Liong Sik usurping the powers of the elected MCA leaders and rank-and-file in  rushing through the deal to acquire Nanyang Press Holdings Bhd without proper sanction from the MCA Central Committee and General Assembly

Media Statement
by Lim Kit Siang

(Petaling Jaya, Friday): The massive  special dividend payout by  Nanyang Press Holdings Bhd of 103.27 per cent in a move to return capital to its parent instead of using the money for the future operations of its two Chinese newspapers is a clear signal that the further concentration of political party media ownership with the   MCA takeover of Nanyang Siang Pao and China Press  is as good as signed and sealed.

Hume Industries, which owns 72 per cent of Nanyang Press, will pocket some RM43 million. An official of Hong Leong - the parent of Hume - estimated the total gross dividend payout to be in the region of RM60 million. The payout ratio was 10 times larger than its previous payments to shareholders. And the dividend payout was substantially higher than Nanyang Press's interim profit of less than RM3 million.

The massive  special dividend payout is  also a clear reflection  of the forced sale of the majority stake of  the Nanyang Press Holdings to MCA -  another example of the corporate jungle instead of good corporate governance prevailing  in the Malaysian market, which can only serve to drive away interested investors, local or foreign.

It is most significant that the windfall dividend came one day after the emergency MCA presidential council meeting  gave the “go-ahead” to the party's investment arm, Huaren Holdings Sdn Bhd, to proceed with the takeover of Nanyang Press Holdings Bhd by a vote of 12 in favour with three abstentions, namely  MCA Deputy President, Datuk Lim Ah Lek, MCA Vice President and Deputy Finance Minister, Datuk Chan Kong Choy and Central Committee member and MP for Mentakab Fu Ah Kiow.
It is highly  improper, irregular and undemocratic for MCA’s highly controversial acquisition of two Chinese national dailies to  be approved by  the MCA Presidential Council without  the sanction of the MCA Central Committee, especially in view of the  overwhelming objections and criticisms of the Chinese community to the MCA takeover.

According to the MCA website, the MCA Presidential Council  “takes charge of the Party's administrative matters” while policy issues are directly within the jurisdiction of the MCA Central Committee.

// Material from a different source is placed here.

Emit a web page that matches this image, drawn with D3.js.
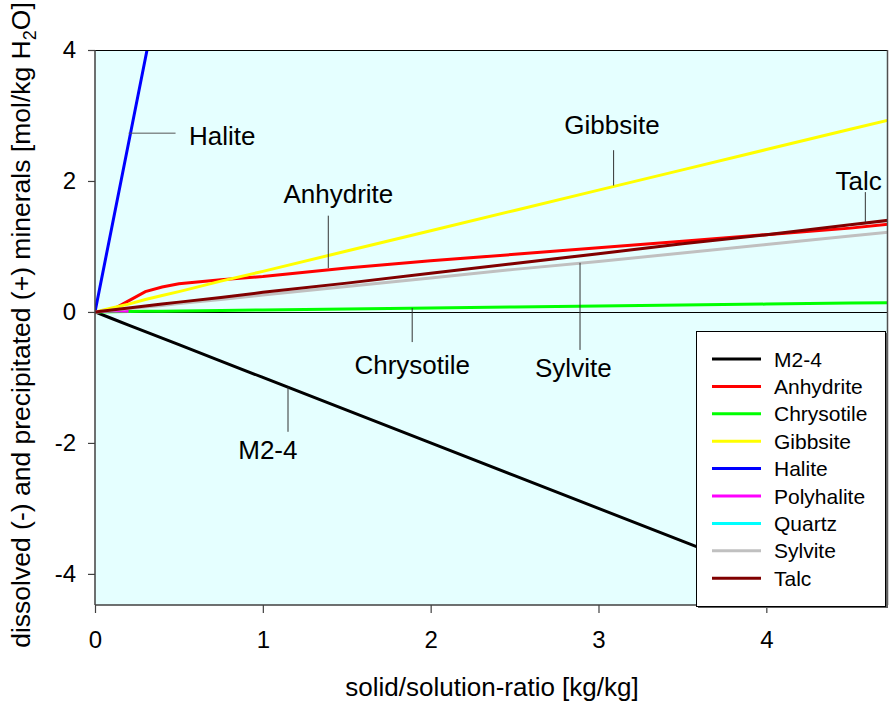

Liong Sik is clearly usurping  the powers of the elected  MCA Central Committee leaders, and in the process the MCA General Assembly which elected the Central Committee, in rushing to conclude the takeover of the two Chinese newspapers without giving the MCA Central Committee an opportunity to consider the overwhelming objections and criticisms of the Chinese community on the issue, and even to consider whether the issue should be referred to the MCA General Assembly for final decision.

The argument that Liong Sik must sign and seal the acquisition deal before objections from the Chinese community and even from the Malaysian population snowball to become an insuperable obstacle is no justification for the usurpation of the powers of the MCA Central Committee by the MCA President  and to close the deal without proper sanction from the MCA Central Committee or  even the MCA General Assembly.

Liong Sik would be killing many birds with one stone - silencing his critics in the MCA, the Chinese media and in the political arena - and in the process consolidating his position in the MCA.

MCA Central Committee members and delegates to the MCA General Assembly should requisition emergency meetings to demand proper study and consideration of the  MCA acquisition of Nanyang Siang Pao and China Press before the deal is finally signed and sealed.

The MCA Central Committee members and General Assembly delegates should not allow Liong Sik to put his personal and factional interests above that of the party, the Chinese community and the national interests to have a free, independent and responsible press.